__AIM__: Set down the data below from its first line to the line holding "view_end = pd.Timestamp('2025-12-08 19:00')", inclusive; omit all pictures.

__DATA EXCERPT__:
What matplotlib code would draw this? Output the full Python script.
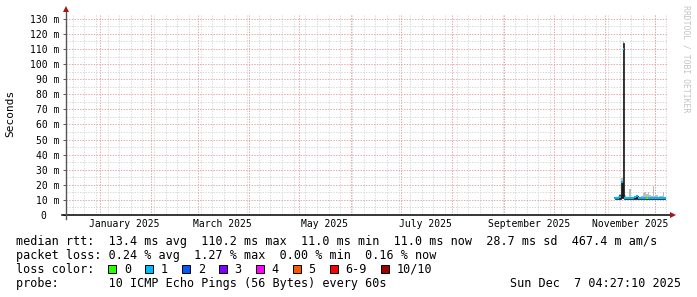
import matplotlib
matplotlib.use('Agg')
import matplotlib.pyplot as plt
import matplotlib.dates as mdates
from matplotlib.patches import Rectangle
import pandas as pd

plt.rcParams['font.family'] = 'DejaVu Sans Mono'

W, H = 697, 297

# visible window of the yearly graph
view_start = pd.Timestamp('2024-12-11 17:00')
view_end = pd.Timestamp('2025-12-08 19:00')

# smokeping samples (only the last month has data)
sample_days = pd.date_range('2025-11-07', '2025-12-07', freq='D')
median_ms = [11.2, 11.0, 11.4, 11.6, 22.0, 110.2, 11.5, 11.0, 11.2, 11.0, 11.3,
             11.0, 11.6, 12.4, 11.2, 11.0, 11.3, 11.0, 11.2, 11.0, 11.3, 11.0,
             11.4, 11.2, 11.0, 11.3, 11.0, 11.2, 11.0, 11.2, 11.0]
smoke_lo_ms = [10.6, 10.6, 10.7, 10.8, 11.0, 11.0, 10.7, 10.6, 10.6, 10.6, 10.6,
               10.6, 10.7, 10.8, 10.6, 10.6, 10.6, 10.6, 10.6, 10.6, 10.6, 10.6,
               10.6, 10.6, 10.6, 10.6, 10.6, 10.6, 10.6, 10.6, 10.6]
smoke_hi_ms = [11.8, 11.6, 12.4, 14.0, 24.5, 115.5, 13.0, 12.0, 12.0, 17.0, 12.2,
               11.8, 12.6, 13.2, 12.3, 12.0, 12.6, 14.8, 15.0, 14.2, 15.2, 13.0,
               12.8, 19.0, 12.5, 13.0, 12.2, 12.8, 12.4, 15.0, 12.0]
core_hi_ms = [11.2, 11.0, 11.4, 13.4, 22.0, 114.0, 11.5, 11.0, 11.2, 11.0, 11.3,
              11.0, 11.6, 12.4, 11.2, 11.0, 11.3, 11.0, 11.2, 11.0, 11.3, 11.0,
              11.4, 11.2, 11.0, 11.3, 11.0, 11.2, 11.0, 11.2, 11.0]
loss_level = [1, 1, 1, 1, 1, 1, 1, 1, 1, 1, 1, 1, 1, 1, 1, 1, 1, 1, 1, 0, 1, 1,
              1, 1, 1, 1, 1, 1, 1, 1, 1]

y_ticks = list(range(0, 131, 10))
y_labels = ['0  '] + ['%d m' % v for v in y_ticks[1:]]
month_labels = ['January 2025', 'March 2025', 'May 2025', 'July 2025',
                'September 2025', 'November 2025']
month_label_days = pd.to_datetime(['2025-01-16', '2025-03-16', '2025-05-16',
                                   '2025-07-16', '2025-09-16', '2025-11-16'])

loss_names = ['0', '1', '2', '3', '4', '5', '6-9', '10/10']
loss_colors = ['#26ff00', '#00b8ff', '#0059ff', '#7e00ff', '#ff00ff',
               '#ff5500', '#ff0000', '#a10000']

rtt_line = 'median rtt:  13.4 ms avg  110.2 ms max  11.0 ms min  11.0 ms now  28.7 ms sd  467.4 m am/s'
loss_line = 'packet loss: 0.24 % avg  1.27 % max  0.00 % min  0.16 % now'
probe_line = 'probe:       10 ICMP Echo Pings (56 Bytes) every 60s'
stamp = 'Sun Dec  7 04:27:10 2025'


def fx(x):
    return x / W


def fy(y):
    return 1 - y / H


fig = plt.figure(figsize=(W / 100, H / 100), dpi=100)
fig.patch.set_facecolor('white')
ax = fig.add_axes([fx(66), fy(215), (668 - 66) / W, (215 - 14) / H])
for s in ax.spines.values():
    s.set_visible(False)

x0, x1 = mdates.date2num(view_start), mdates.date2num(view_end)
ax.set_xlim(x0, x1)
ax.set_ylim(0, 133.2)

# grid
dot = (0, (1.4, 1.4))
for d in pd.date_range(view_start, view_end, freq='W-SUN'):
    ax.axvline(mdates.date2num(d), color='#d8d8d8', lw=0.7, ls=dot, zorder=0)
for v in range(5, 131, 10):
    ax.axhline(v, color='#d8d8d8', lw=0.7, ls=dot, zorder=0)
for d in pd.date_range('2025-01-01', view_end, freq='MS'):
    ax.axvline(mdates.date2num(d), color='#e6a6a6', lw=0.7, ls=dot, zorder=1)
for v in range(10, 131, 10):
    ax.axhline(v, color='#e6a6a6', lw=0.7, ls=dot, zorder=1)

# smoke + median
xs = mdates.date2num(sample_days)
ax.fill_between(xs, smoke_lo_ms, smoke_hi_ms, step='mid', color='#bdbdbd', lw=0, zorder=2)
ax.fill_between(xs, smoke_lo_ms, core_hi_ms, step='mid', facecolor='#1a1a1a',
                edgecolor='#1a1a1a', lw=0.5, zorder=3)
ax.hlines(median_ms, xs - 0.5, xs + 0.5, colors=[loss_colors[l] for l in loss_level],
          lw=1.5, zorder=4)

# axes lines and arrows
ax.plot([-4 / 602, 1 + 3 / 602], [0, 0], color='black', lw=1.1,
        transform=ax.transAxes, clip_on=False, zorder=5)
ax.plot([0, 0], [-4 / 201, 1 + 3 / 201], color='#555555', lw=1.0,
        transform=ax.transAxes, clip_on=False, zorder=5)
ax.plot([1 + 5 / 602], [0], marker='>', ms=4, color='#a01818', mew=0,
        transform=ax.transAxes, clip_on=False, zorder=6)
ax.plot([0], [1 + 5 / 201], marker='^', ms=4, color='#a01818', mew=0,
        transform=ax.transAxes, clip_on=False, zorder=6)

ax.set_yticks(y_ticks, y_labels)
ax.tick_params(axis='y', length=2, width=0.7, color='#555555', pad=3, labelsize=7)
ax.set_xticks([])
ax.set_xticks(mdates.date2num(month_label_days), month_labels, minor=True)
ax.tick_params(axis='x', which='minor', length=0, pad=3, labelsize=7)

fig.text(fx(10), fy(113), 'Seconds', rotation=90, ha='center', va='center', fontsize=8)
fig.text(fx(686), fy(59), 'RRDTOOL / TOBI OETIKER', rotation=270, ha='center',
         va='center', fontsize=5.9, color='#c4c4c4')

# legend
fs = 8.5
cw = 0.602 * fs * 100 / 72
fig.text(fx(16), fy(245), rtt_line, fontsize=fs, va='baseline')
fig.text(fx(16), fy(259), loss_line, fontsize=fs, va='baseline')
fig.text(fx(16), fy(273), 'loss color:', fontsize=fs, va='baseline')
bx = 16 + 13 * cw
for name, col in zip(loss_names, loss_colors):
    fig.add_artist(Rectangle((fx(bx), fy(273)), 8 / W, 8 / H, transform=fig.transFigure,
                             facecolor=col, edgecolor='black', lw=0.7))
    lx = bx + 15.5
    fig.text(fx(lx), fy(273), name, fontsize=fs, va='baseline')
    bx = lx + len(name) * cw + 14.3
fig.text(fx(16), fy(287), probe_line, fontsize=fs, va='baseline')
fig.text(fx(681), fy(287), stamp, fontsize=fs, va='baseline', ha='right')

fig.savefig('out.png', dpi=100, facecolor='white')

__OUTPUT__:
What matplotlib code would draw this? Output the full Python script.
import matplotlib
matplotlib.use('Agg')
import matplotlib.pyplot as plt
import matplotlib.dates as mdates
from matplotlib.patches import Rectangle
import pandas as pd

plt.rcParams['font.family'] = 'DejaVu Sans Mono'

W, H = 697, 297

# visible window of the yearly graph
view_start = pd.Timestamp('2024-12-11 17:00')
view_end = pd.Timestamp('2025-12-08 19:00')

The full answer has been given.